Suggested Classroom Activities
Starter — True or False Hands (5 min) Before any tab is opened, read these statements aloud and ask for hands up for true or false:
- “In a transverse wave, particles travel in the same direction as the wave.” (False — perpendicular)
- “Sound is a transverse wave.” (False — longitudinal)
- “Compressions are regions of low pressure.” (False — high pressure, bunched particles)
Reveal answers one at a time by opening the relevant tab. Sets up all three misconceptions the simulation directly addresses.
Yellow Particle Watch (8 min) On the Transverse tab, set the speed to Very Slow. Ask students to watch only the yellow highlighted particle and describe its motion in writing before they look at any label. Prompt: “Does it move left? Right? Up? Down? All of these?” After 30 seconds, cold-call three students for their description. Establish the key phrase: “It vibrates up and down — it does not travel with the wave.” This combats the near-universal misconception that particles move in the wave’s direction.
Compression Hunt (10 min) On the Longitudinal tab, pause the animation at any moment. Students must identify on their mini whiteboards:
- Which colour tells you it is a compression? (orange)
- Where exactly on the screen is a compression right now — describe its position, not just its colour
- Is the wave moving left or right? How do you know?
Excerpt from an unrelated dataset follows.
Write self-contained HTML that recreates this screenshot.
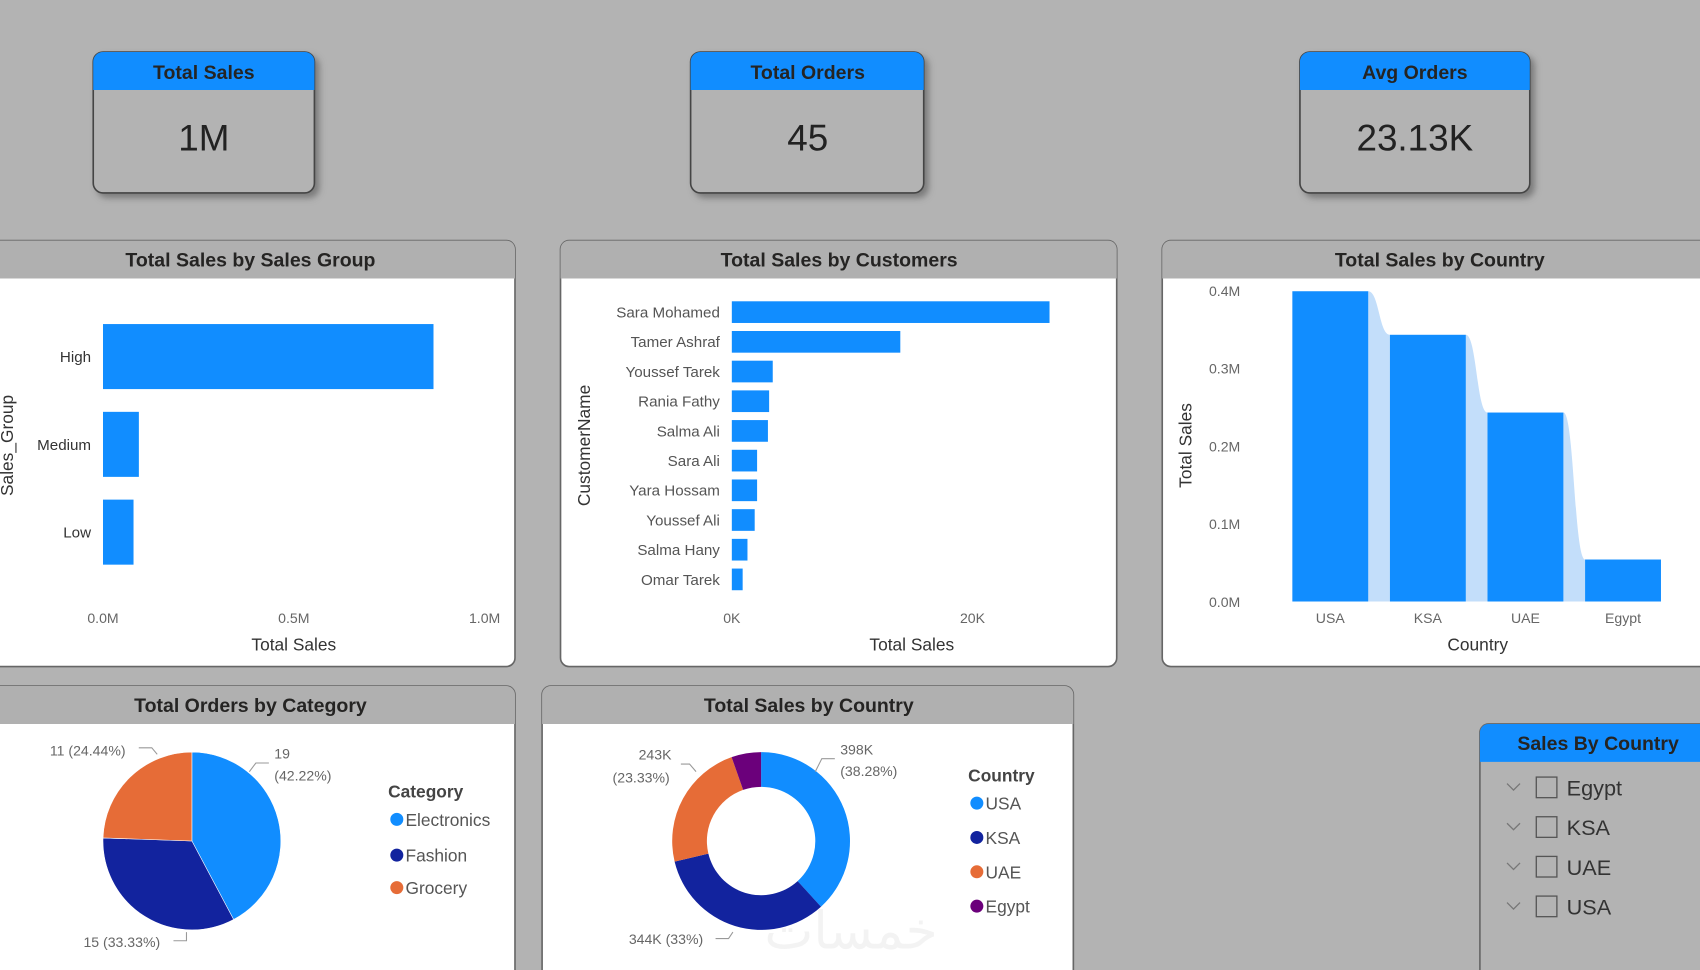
<!DOCTYPE html>
<html><head><meta charset="utf-8">
<style>
html,body{margin:0;padding:0;background:#b3b3b3;width:1700px;height:970px;overflow:hidden}
svg{display:block;font-family:"Liberation Sans",sans-serif}
.tick{fill:#666;font-size:13px}
.ttl{fill:#252423;font-size:18px;font-weight:bold;font-family:"Liberation Sans Narrow","Liberation Sans",sans-serif}
.axt{fill:#333;font-size:16px}
</style></head>
<body>
<svg id="dash" width="1700" height="970" viewBox="0 0 1568 895" preserveAspectRatio="none">
<defs>
<filter id="sh" x="-10%" y="-10%" width="130%" height="130%"><feDropShadow dx="4" dy="4" stdDeviation="3" flood-color="#555" flood-opacity="0.6"/></filter>
</defs>
<rect width="1568" height="895" fill="#b3b3b3"/>
<g>
<rect x="86" y="48" width="204" height="130" rx="9" fill="#b3b3b3" stroke="#444" stroke-width="1.5" filter="url(#sh)"/>
<path d="M86,57 a9,9 0 0 1 9,-9 h186 a9,9 0 0 1 9,9 v26 h-204z" fill="#118dff"/>
<text x="188" y="73" text-anchor="middle" class="ttl" fill="#111">Total Sales</text>
<text x="188" y="139" text-anchor="middle" font-size="34" fill="#222">1M</text></g>
<g>
<rect x="637" y="48" width="215" height="130" rx="9" fill="#b3b3b3" stroke="#444" stroke-width="1.5" filter="url(#sh)"/>
<path d="M637,57 a9,9 0 0 1 9,-9 h197 a9,9 0 0 1 9,9 v26 h-215z" fill="#118dff"/>
<text x="745" y="73" text-anchor="middle" class="ttl" fill="#111">Total Orders</text>
<text x="745" y="139" text-anchor="middle" font-size="34" fill="#222">45</text></g>
<g>
<rect x="1199" y="48" width="212" height="130" rx="9" fill="#b3b3b3" stroke="#444" stroke-width="1.5" filter="url(#sh)"/>
<path d="M1199,57 a9,9 0 0 1 9,-9 h194 a9,9 0 0 1 9,9 v26 h-212z" fill="#118dff"/>
<text x="1305" y="73" text-anchor="middle" class="ttl" fill="#111">Avg Orders</text>
<text x="1305" y="139" text-anchor="middle" font-size="34" fill="#222">23.13K</text></g>

<g>
<rect x="-10" y="222" width="485" height="393" rx="8" fill="#fff" stroke="#666" stroke-width="1.5"/>
<path d="M-10,230 a8,8 0 0 1 8,-8 h469 a8,8 0 0 1 8,8 v27 h-485z" fill="#b0b0b0"/>
<text x="231" y="246" text-anchor="middle" class="ttl">Total Sales by Sales Group</text></g>
<g>
<rect x="517" y="222" width="513" height="393" rx="8" fill="#fff" stroke="#666" stroke-width="1.5"/>
<path d="M517,230 a8,8 0 0 1 8,-8 h497 a8,8 0 0 1 8,8 v27 h-513z" fill="#b0b0b0"/>
<text x="774" y="246" text-anchor="middle" class="ttl">Total Sales by Customers</text></g>
<g>
<rect x="1072" y="222" width="510" height="393" rx="8" fill="#fff" stroke="#666" stroke-width="1.5"/>
<path d="M1072,230 a8,8 0 0 1 8,-8 h494 a8,8 0 0 1 8,8 v27 h-510z" fill="#b0b0b0"/>
<text x="1328" y="246" text-anchor="middle" class="ttl">Total Sales by Country</text></g>
<g>
<rect x="-10" y="633" width="485" height="290" rx="8" fill="#fff" stroke="#666" stroke-width="1.5"/>
<path d="M-10,641 a8,8 0 0 1 8,-8 h469 a8,8 0 0 1 8,8 v27 h-485z" fill="#b0b0b0"/>
<text x="231" y="657" text-anchor="middle" class="ttl">Total Orders by Category</text></g>
<g>
<rect x="500" y="633" width="490" height="290" rx="8" fill="#fff" stroke="#666" stroke-width="1.5"/>
<path d="M500,641 a8,8 0 0 1 8,-8 h474 a8,8 0 0 1 8,8 v27 h-490z" fill="#b0b0b0"/>
<text x="746" y="657" text-anchor="middle" class="ttl">Total Sales by Country</text></g>

<g>
<rect x="1365" y="668" width="220" height="250" rx="8" fill="#b3b3b3" stroke="#666" stroke-width="1.5"/>
<path d="M1365,676 a8,8 0 0 1 8,-8 h204 a8,8 0 0 1 8,8 v27 h-220z" fill="#118dff"/>
<text x="1474" y="692" text-anchor="middle" class="ttl" fill="#111">Sales By Country</text>
</g>
<g id="slicer"></g>

<g id="c1"></g><g id="c2"></g><g id="c3"></g><g id="c4"></g><g id="c5"></g>
<text x="785" y="875" text-anchor="middle" font-size="48" fill="#f2f2f2" opacity="0.85" font-family="'DejaVu Sans',sans-serif">خمسات</text>
</svg>
<script>
const NS="http://www.w3.org/2000/svg";
function mk(p,t,a,txt){const e=document.createElementNS(NS,t);for(const k in a)e.setAttribute(k,a[k]);if(txt!==undefined)e.textContent=txt;document.getElementById(p).appendChild(e);return e;}

const groupCats=["High","Medium","Low"];
const groupVals=[0.866,0.094,0.08];
const groupTicks=[0,0.5,1.0];
const custNames=["Sara Mohamed","Tamer Ashraf","Youssef Tarek","Rania Fathy","Salma Ali","Sara Ali","Yara Hossam","Youssef Ali","Salma Hany","Omar Tarek"];
const custVals=[26.4,14.0,3.4,3.1,3.0,2.1,2.1,1.9,1.3,0.9];
const custTicks=[0,20];
const countryCats=["USA","KSA","UAE","Egypt"];
const countryVals=[0.399,0.343,0.243,0.054];
const countryTicks=[0,0.1,0.2,0.3,0.4];
const catNames=["Electronics","Fashion","Grocery"];
const catVals=[19,15,11];
const catColors=["#118dff","#12239e","#e66c37"];
const dNames=["USA","KSA","UAE","Egypt"];
const dVals=[398,344,243,56];
const dColors=["#118dff","#12239e","#e66c37","#6b007b"];
const slicerItems=["Egypt","KSA","UAE","USA"];

(function(){
 const x=v=>95+v*352; const bandY=i=>299+i*81;
 groupTicks.forEach(t=>{const e=mk("c1","text",{x:x(t),y:575,"text-anchor":"middle",class:"tick"},t.toFixed(1)+"M");
 });
 groupCats.forEach((c,i)=>{
  const r=mk("c1","rect",{x:x(0),y:bandY(i),width:x(groupVals[i])-x(0),height:60,fill:"#118dff"});
  
  const l=mk("c1","text",{x:84,y:bandY(i)+35,"text-anchor":"end",fill:"#333","font-size":"14"},c);
  
 });
 const t=mk("c1","text",{x:271,y:600,"text-anchor":"middle",class:"axt"},"Total Sales");
 
 const y=mk("c1","text",{x:12,y:411,"text-anchor":"middle",class:"axt",transform:"rotate(-90 12 411)"},"Sales_Group");
 
})();

(function(){
 const x=v=>675+v*11.1; const cy=i=>288+i*27.4;
 custTicks.forEach(t=>{const e=mk("c2","text",{x:x(t),y:575,"text-anchor":"middle",class:"tick"},t+"K");
 });
 custNames.forEach((n,i)=>{
  const r=mk("c2","rect",{x:x(0),y:cy(i)-10,width:x(custVals[i])-x(0),height:20,fill:"#118dff"});
  
  const l=mk("c2","text",{x:664,y:cy(i)+5,"text-anchor":"end",fill:"#555","font-size":"14"},n);
  
 });
 const t=mk("c2","text",{x:841,y:600,"text-anchor":"middle",class:"axt"},"Total Sales");
 
 const y=mk("c2","text",{x:544,y:411,"text-anchor":"middle",class:"axt",transform:"rotate(-90 544 411)"},"CustomerName");
 
})();

(function(){
 const y=v=>555-v*717.5; const bx=i=>1192+i*90; const bw=70;
 countryTicks.forEach(t=>{const e=mk("c3","text",{x:1144,y:y(t)+5,"text-anchor":"end",class:"tick"},t.toFixed(1)+"M");
 });
 for(let i=0;i<countryVals.length-1;i++){
  const x0=bx(i)+bw,x1=bx(i+1),y0=y(countryVals[i]),y1=y(countryVals[i+1]),m=(x0+x1)/2;
  const p=mk("c3","path",{d:`M${x0},${y0} C${m},${y0} ${m},${y1} ${x1},${y1} L${x1},${y(0)} L${x0},${y(0)}Z`,fill:"#c3defa"});
  
 }
 countryCats.forEach((c,i)=>{
  const r=mk("c3","rect",{x:bx(i),y:y(countryVals[i]),width:bw,height:y(0)-y(countryVals[i]),fill:"#118dff"});
  
  const l=mk("c3","text",{x:bx(i)+bw/2,y:575,"text-anchor":"middle",class:"tick"},c);
  
 });
 const t=mk("c3","text",{x:1363,y:600,"text-anchor":"middle",class:"axt"},"Country");
 
 const yt=mk("c3","text",{x:1099,y:411,"text-anchor":"middle",class:"axt",transform:"rotate(-90 1099 411)"},"Total Sales");
 
})();

function arc(cx,cy,r,ri,a0,a1){
 const p=(rr,a)=>[cx+rr*Math.sin(a),cy-rr*Math.cos(a)];
 const lg=(a1-a0)>Math.PI?1:0;const [x0,y0]=p(r,a0),[x1,y1]=p(r,a1);
 if(!ri)return `M${cx},${cy}L${x0},${y0}A${r},${r} 0 ${lg} 1 ${x1},${y1}Z`;
 const [x2,y2]=p(ri,a1),[x3,y3]=p(ri,a0);
 return `M${x0},${y0}A${r},${r} 0 ${lg} 1 ${x1},${y1}L${x2},${y2}A${ri},${ri} 0 ${lg} 0 ${x3},${y3}Z`;
}
(function(){
 const tot=catVals.reduce((a,b)=>a+b,0);let a=0;
 catVals.forEach((v,i)=>{const a1=a+v/tot*2*Math.PI;
  const s=mk("c4","path",{d:arc(177,776,82,0,a,a1),fill:catColors[i],stroke:"#fff","stroke-width":"0.5"});
  a=a1;});
 const lbl=[[253,700,"19"],[253,720,"(42.22%)"],[46,697,"11 (24.44%)"],[77,874,"15 (33.33%)"]];
 lbl.forEach(l=>{const e=mk("c4","text",{x:l[0],y:l[1],fill:"#666","font-size":"13"},l[2]);
  });
 mk("c4","path",{d:"M230,712 L236,704 L248,704 M128,690 L140,690 L145,696 M160,868 L172,868 L172,860",stroke:"#999",fill:"none"});
 const lt=mk("c4","text",{x:358,y:736,"font-size":"16","font-weight":"bold",fill:"#444"},"Category");
 
 catNames.forEach((n,i)=>{const yy=[756,789,819][i];
  const c=mk("c4","circle",{cx:366,cy:yy,r:6,fill:catColors[i]});
  const t=mk("c4","text",{x:374,y:yy+6,"font-size":"16",fill:"#555"},n);});
})();
(function(){
 const tot=dVals.reduce((a,b)=>a+b,0);let a=0;
 dVals.forEach((v,i)=>{const a1=a+v/tot*2*Math.PI;
  const s=mk("c5","path",{d:arc(702,776,82,50,a,a1),fill:dColors[i]});
  a=a1;});
 const lbl=[[775,696,"398K"],[775,716,"(38.28%)"],[589,701,"243K"],[565,722,"(23.33%)"],[580,871,"344K (33%)"]];
 lbl.forEach(l=>{const e=mk("c5","text",{x:l[0],y:l[1],fill:"#666","font-size":"13"},l[2]);
  });
 mk("c5","path",{d:"M752,712 L758,700 L770,700 M628,705 L636,705 L642,712 M660,866 L672,866 L676,860",stroke:"#999",fill:"none"});
 const lt=mk("c5","text",{x:893,y:721,"font-size":"16","font-weight":"bold",fill:"#444"},"Country");
 
 dNames.forEach((n,i)=>{const yy=741+i*31.7;
  const c=mk("c5","circle",{cx:901,cy:yy,r:6,fill:dColors[i]});
  const t=mk("c5","text",{x:909,y:yy+6,"font-size":"16",fill:"#555"},n);});
})();
slicerItems.forEach((n,i)=>{const yy=727+i*36.6;
 const ch=mk("slicer","path",{d:`M1390,${yy-4} l6,6 l6,-6`,stroke:"#777",fill:"none","stroke-width":"1.2"});
 
 const b=mk("slicer","rect",{x:1417,y:yy-10,width:19,height:19,fill:"none",stroke:"#555","stroke-width":"1.2"});
 
 const t=mk("slicer","text",{x:1445,y:yy+7,"font-size":"20",fill:"#333"},n);
 
});
</script>
</body></html>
Unpause and let it run for three seconds, then pause again. Ask: “Has the compression moved? Which direction? Did the individual particles move that far?” This makes the distinction between wave speed and particle motion visceral rather than abstract.
v = fλ Live Calculation (10 min) On the Properties tab, pause when both the amplitude and wavelength annotations are visible. Tell students the animation runs at 0.55 Hz. Ask them to calculate the wave speed using v = fλ, estimating λ from the on-screen arrow relative to the canvas width. Different screen sizes will give different pixel answers — which opens a useful discussion about why the equation works regardless of the specific numbers. Then reveal the equation badge and confirm.
Compare and Contrast Exit Ticket (5 min) Switch to the Compare tab at the end of the lesson and freeze it. Students complete a two-column table — Transverse / Longitudinal — with five rows: direction of particle vibration, direction of wave travel, example from real life, name for high-density regions, can it travel through a vacuum? They submit before leaving. Any student who writes “particles travel with the wave” in either column needs immediate follow-up — the simulation makes this error very visible when revisited.